Here in Brissy they’re lighting up the Wheel of Brisbane (not to be mistaken with the Wheel of Time, it’s only our Ferris Wheel), City Hall, King George Square and the William Jolly Bridge. They are even planning to project artworks by a Tim Sharp, an autistic artist, on the William Jolly Bridge.

I follow a few blogs that relate to autism. My favourites are Autistic Hoya – which teaches me something new with nearly every post(including that many prefer ‘acceptance’ to ‘awareness’), Stuff With Thing by the mother of autistic children and Gabrielle Bryden’s blog is where I learned about Autism Acceptance Day.
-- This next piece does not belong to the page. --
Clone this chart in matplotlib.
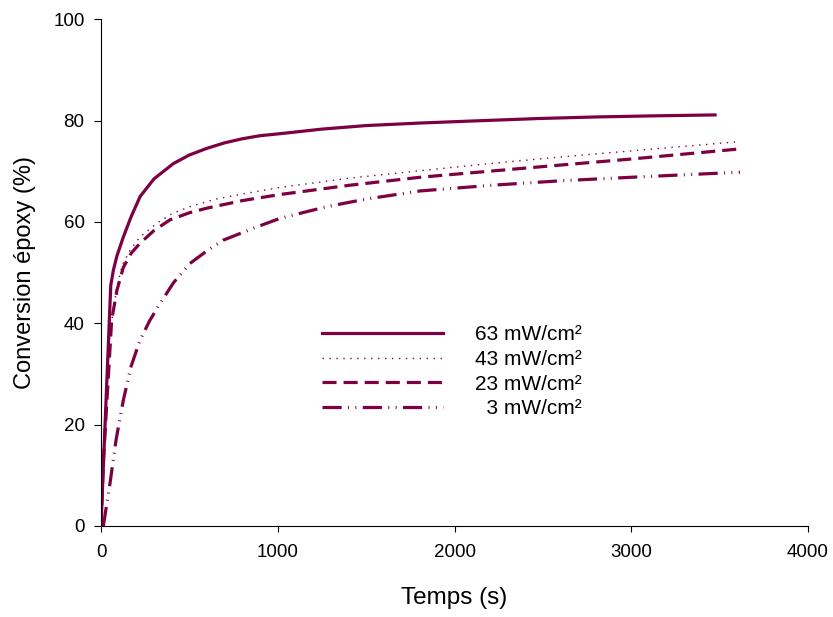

If you are a fan of comics or manga there is no way I can possibly recommend ‘With The Light’ enough. It is a touching manga released by Yen press about a young Japanese woman who achieves her dream of marrying the office hottie and plans to become his adoring housewife as per Japanese tradition. She comes across a small snag when she notices there is something wrong with their baby Hikaru (his name means Light). She discovers Hikaru is autistic and the many volumes follow Hikaru as he grows up, goes to school all while he and his family learn how to deal with family and strangers who do not understand. It’s heart breaking and touching all at once and is easily one of my favourite manga of all time. Sadly Keiko Tobe, the manga-ka (author/artist) passed away before completing the series but don’t let that stop you from reading it!

I hope everyone will support Autism Acceptance Day but heading over to Light It Up Blue (note my website is blue ;p) and donate or buy some merchandise.

Now I’ve filled your browser with about thirty new tabs, Happy Autism Acceptance Day everyone (and happy 30th birthday me).